Les Eclats (Ma Guele, Ma Revolte, Mon Nom) won best documentary.

Icelandic film Either Way (A Annan Veg) has taken the top best film prize at the 29th edition of the Turin Film Festival wrapped this weekend. The prize underscores Turin’s mission to spot emerging talents and focus on first, second and third works.

Hafsteinn Gunnar Sigurdsson’s debut comedy/drama is set in the 1980s in Iceland’s remote north and focuses on two highway workers that spend a summer painting lines on the road. The film is a Mystery Island and Flickbook Films production and has been making headway during this festival season. The film recently opened the Black Nights Film Festival in Tallinn and was screened at San Sebastian earlier this year.

The top prize, which came with $26,700 (Euros 20,000) in prize money was decided by a jury presided over by Jerry Schatzberg who was joined by Michael Fitzgerald, Valeria Golino, Brillante Mendoza and Hubert Niogret.

The film also took a collateral prize of The Holden School Award, voted by students studying screenplay composition, which called the film “an essential and Becket-like film, that balances on a centerline drawn from nothing to nothing in the Icelandic desert populated by female ghosts.”
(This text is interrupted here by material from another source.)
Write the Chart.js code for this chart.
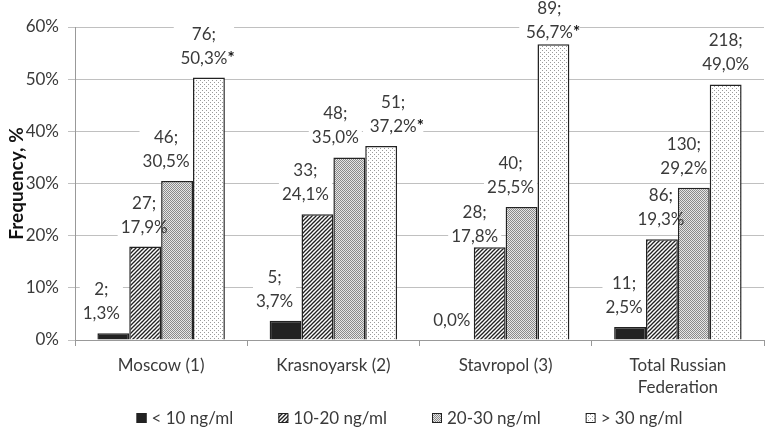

Turin’s special jury prize was given ex-aequo to France’s Delphine and Muriel Coulin for 17 Filles and to the UAE/Lebanon co production OK, Enough, Goodbye (Tayeb, Khalas, Yalla) directed by Rania Attieh and Daniel Garcia. The prize is accompanied by a total of $10,700 (euros 8,000) in prize money.

Best actress recognition went to Germany’s Renate Krossner for Way Home (Vergiss Deine Ende) by Andreas Kannengiesser while the best actor award was given to the UK’s Martin Compston for his role in Craig Viveiros’ Ghosted.

 The festival has also awarded several documentaries. The best international documentary has been awarded to Les Eclats (Ma Guele, Ma Revolte, Mon Nom) by France’s Sylvain George. A special mention went to South Korea’s Lee Kang-Huan’s The Color Of Pain.